A port city, Buenaventura ranked 13th on the list, having not appeared in 2020. The city is hotly contested by criminal actors seeking control of maritime cocaine routes headed to Asia, the United States and Central America. There are an estimated two murders every three days in the city, linked to extortion, theft and other criminal economies, according to the Foundation for Peace and Reconciliation (Pares).


Local security experts and human rights defenders say a narco-paramilitary structure and a war between two rival factions of a local drug group linked to the Urabeños are responsible for the uptick in violence.


The next highest-ranked Colombian city was Cali (24th). Around 100 kilometers from Buenaventura, the capital of the Valle del Cauca department has long served as a transit point for cocaine, as well as a hub for money laundering and street-level drug peddling. Because of this, Cali has consistently appeared on the most violent cities list.


The city recorded a a 13 percent increase in homicides in 2021, with many gang-afflicted neighborhoods positing a spike in murder rates.


But the surge in violence can largely be attributed to a series of anti-government protests and police crackdowns that took place between May and June 2021. Various criminal groups took advantage of the unrest to advance their often conflicting agendas, including the National Liberation Army (Ejército de la Liberación Nacional - ELN), dissident factions of the demobilized Revolutionary Armed Forces of Colombia (Fuerzas Armadas Revolucionarias de Colombia - FARC), and paramilitary organizations.

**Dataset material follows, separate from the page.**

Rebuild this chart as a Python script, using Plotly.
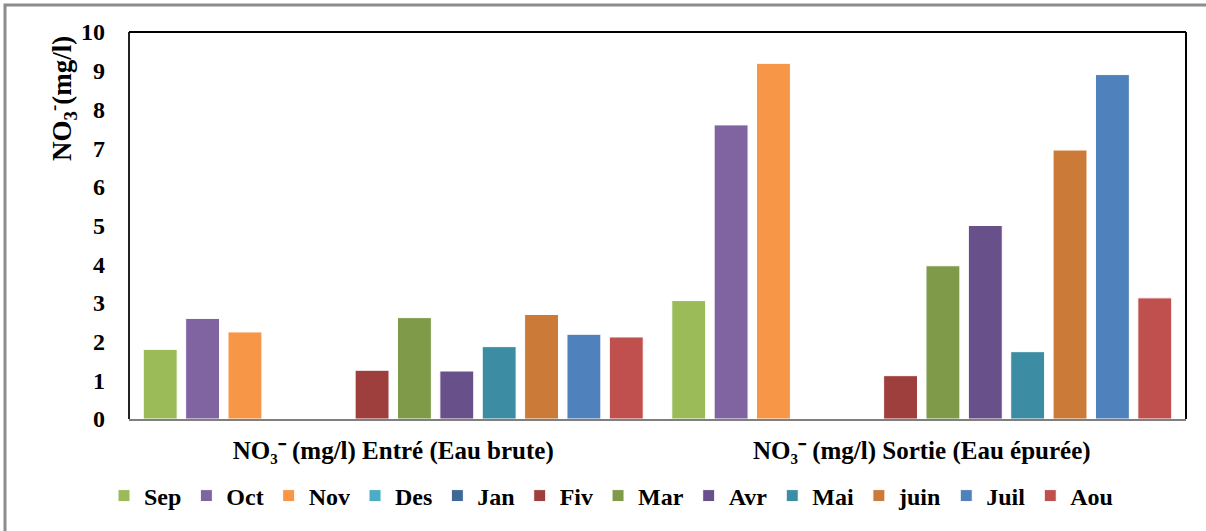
import plotly.graph_objects as go

categories = ["NO₃⁻ (mg/l) Entré (Eau brute)", "NO₃⁻ (mg/l) Sortie (Eau épurée)"]
months = ["Sep", "Oct", "Nov", "Des", "Jan", "Fiv", "Mar", "Avr", "Mai", "juin", "Juil", "Aou"]
entree = [1.80, 2.60, 2.25, 0, 0, 1.26, 2.62, 1.24, 1.87, 2.70, 2.19, 2.12]
sortie = [3.06, 7.60, 9.19, 0, 0, 1.12, 3.96, 5.00, 1.74, 6.95, 8.90, 3.13]
colors = ["#9BBB59", "#8064A2", "#F79646", "#4BACC6", "#3F6797", "#9E3F3E",
          "#7F9A48", "#68518A", "#3C8DA3", "#CB7B37", "#4F81BD", "#C0504D"]
y_title = "<b>NO<sub>3</sub><sup>-</sup>(mg/l)</b>"

FONT = "Times New Roman, Liberation Serif, serif"

fig = go.Figure()
for i, m in enumerate(months):
    fig.add_trace(go.Bar(
        name="<b>" + m + "</b>", x=categories, y=[entree[i], sortie[i]],
        marker=dict(color=colors[i], line=dict(color="white", width=1)),
    ))

L, R, T, B = 129, 20, 32, 112
W, H = 1206, 531
pw, ph = W - L - R, H - T - B

def px(x):
    return (x - L) / pw

def py(y):
    return (H - B - y) / ph

fig.update_layout(
    width=W, height=H,
    margin=dict(l=L, r=R, t=T, b=B, autoexpand=False),
    paper_bgcolor="white", plot_bgcolor="white",
    barmode="group", bargap=0.038, bargroupgap=0.2,
    font=dict(family=FONT, size=20, color="black"),
    showlegend=True,
    legend=dict(orientation="h", x=px(611), xanchor="center", y=py(496), yanchor="middle",
                font=dict(family=FONT, size=24, color="black"), itemwidth=30,
                traceorder="normal"),
    xaxis=dict(showline=True, linecolor="#7F7F7F", linewidth=2, ticks="",
               tickfont=dict(family=FONT, size=25, color="black"),
               tickprefix="<b>", ticksuffix="</b>",
               ticklabelstandoff=8, showgrid=False),
    yaxis=dict(range=[0, 10], dtick=1, showgrid=False, zeroline=False,
               showline=False, ticks="",
               tickfont=dict(family=FONT, size=24, color="black"),
               tickprefix="<b>", ticksuffix="</b>",
               ticklabelstandoff=23),
    annotations=[dict(text=y_title, xref="paper", yref="paper", x=px(62), y=py(99),
                      xanchor="center", yanchor="middle", textangle=-90, showarrow=False,
                      font=dict(family=FONT, size=27, color="black"))],
    shapes=[
        dict(type="line", xref="paper", yref="paper", x0=0, x1=0, y0=0, y1=1,
             line=dict(color="#222222", width=2)),
        dict(type="line", xref="paper", yref="paper", x0=0, x1=1, y0=1, y1=1,
             line=dict(color="black", width=2)),
        dict(type="line", xref="paper", yref="paper", x0=1, x1=1, y0=0, y1=1,
             line=dict(color="black", width=2)),
        dict(type="rect", xref="paper", yref="paper", x0=px(5), x1=px(1215), y0=py(540), y1=py(5),
             line=dict(color="#8C8C8C", width=3)),
    ],
)

fig.write_html("out.html", config={"displayModeBar": False},
               post_script="document.body.style.margin='0';document.body.style.overflow='hidden';")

The protests also coincided with a spike in violence in the nearby city of Palmira, which ranked 34th on the list. The city last appeared in 2019 (37th). Palmira houses Valle del Cauca’s primary airport, which authorities say is used by criminal groups to export cocaine and illegal gold, as well as to import weapons from the United States.


Generalized Violence in Northeast Brazil

With nine cities on the list, Brazil’s northeast region accounts for almost 20 percent of the 2021 ranking. Though not traditionally home to prominent gangs, in recent years this area has seen the arrival of Brazil’s largest drug trafficking outfits that seek to control supply from Bolivia and Paraguay, along with maritime links to Europe.

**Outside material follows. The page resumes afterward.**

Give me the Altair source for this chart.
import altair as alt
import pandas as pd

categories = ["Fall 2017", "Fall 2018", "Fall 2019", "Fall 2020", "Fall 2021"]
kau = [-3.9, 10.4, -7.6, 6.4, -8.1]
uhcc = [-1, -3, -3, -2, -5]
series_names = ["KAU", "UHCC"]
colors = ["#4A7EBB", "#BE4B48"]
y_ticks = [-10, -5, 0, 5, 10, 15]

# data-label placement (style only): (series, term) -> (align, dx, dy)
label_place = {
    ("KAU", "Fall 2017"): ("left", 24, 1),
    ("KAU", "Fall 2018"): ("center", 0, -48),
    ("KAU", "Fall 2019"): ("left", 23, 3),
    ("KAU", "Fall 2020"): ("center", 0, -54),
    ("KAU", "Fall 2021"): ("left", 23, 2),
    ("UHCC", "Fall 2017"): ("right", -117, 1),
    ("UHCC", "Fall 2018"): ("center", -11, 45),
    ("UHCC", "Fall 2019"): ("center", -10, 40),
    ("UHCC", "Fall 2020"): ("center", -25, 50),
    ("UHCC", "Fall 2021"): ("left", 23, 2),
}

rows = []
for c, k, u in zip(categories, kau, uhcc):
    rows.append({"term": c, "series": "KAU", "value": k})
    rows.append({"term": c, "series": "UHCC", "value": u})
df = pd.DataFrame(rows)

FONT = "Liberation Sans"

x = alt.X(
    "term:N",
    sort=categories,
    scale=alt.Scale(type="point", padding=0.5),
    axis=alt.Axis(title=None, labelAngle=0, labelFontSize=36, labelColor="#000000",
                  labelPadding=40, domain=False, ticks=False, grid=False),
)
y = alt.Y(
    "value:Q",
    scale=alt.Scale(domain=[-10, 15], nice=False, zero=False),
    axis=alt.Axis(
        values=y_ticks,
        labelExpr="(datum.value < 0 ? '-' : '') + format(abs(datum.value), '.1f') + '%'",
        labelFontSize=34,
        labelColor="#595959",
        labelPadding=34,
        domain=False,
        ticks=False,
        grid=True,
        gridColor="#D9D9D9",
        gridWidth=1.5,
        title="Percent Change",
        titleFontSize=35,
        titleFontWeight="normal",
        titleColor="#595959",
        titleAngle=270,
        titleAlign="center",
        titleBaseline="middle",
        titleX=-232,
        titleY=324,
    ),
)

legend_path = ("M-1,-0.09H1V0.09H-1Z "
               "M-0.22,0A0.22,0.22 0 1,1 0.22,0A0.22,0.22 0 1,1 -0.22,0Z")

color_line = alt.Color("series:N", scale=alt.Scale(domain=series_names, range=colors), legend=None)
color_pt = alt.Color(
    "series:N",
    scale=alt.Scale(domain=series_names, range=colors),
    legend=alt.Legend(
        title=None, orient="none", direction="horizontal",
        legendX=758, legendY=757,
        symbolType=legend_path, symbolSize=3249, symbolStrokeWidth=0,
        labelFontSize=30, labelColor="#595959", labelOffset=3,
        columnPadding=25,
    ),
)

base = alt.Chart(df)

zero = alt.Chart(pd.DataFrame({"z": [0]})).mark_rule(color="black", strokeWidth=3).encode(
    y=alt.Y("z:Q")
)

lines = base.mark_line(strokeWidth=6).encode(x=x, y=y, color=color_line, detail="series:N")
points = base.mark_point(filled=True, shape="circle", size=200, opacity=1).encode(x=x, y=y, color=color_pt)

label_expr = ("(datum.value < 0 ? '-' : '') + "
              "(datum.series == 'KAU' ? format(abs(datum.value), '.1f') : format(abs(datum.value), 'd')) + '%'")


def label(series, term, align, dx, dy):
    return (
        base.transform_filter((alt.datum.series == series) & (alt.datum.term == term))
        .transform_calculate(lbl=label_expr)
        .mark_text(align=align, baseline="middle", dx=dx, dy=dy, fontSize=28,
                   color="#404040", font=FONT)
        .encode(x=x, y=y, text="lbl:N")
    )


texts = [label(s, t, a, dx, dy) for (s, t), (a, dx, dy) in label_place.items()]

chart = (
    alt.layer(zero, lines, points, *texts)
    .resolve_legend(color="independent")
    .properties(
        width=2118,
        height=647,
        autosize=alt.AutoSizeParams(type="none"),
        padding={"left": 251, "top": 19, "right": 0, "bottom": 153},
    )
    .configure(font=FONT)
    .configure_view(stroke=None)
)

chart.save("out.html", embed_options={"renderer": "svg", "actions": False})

Since 2016, the country’s two main gangs, the First Capital Command (Primeiro Comando da Capital - PCC) and the Red Command (Comando Vermelho - CV), have spent considerable manpower and money on controlling the northeast. Neither has come close to taming it.


Instead, the gangs have run into solidly entrenched local groups mounting fierce resistance, stealing drug shipments and claiming their own routes. The so-called Guardians of the State (Guardiões do Estado - GDE), a faction based in the state of Ceará, has enjoyed the most success in curtailing the gangs. The group is engaged in a bloody feud with the CV, focused on Fortaleza, a coastal city ranked 29th on the most violent cities list.


The CV also faces other fights in the region. In the port city of Salvador – ranked 28th – local faction Tropa do A has taken the fight to its larger rivals. Made up of remnants of a local gang that was forced to integrate with the CV, Tropa do A has been involved for multiple homicides in and around the state of Bahia in 2021 and 2022.


Ranked 33rd, the port city of Natal – the largest cocaine departure point in Brazil's northeast – remains a battle zone for criminal groups. The city records hundreds of homicides every year, reflecting the importance of nearby neighborhoods for criminal groups seeking to transport, control or even steal drug shipments.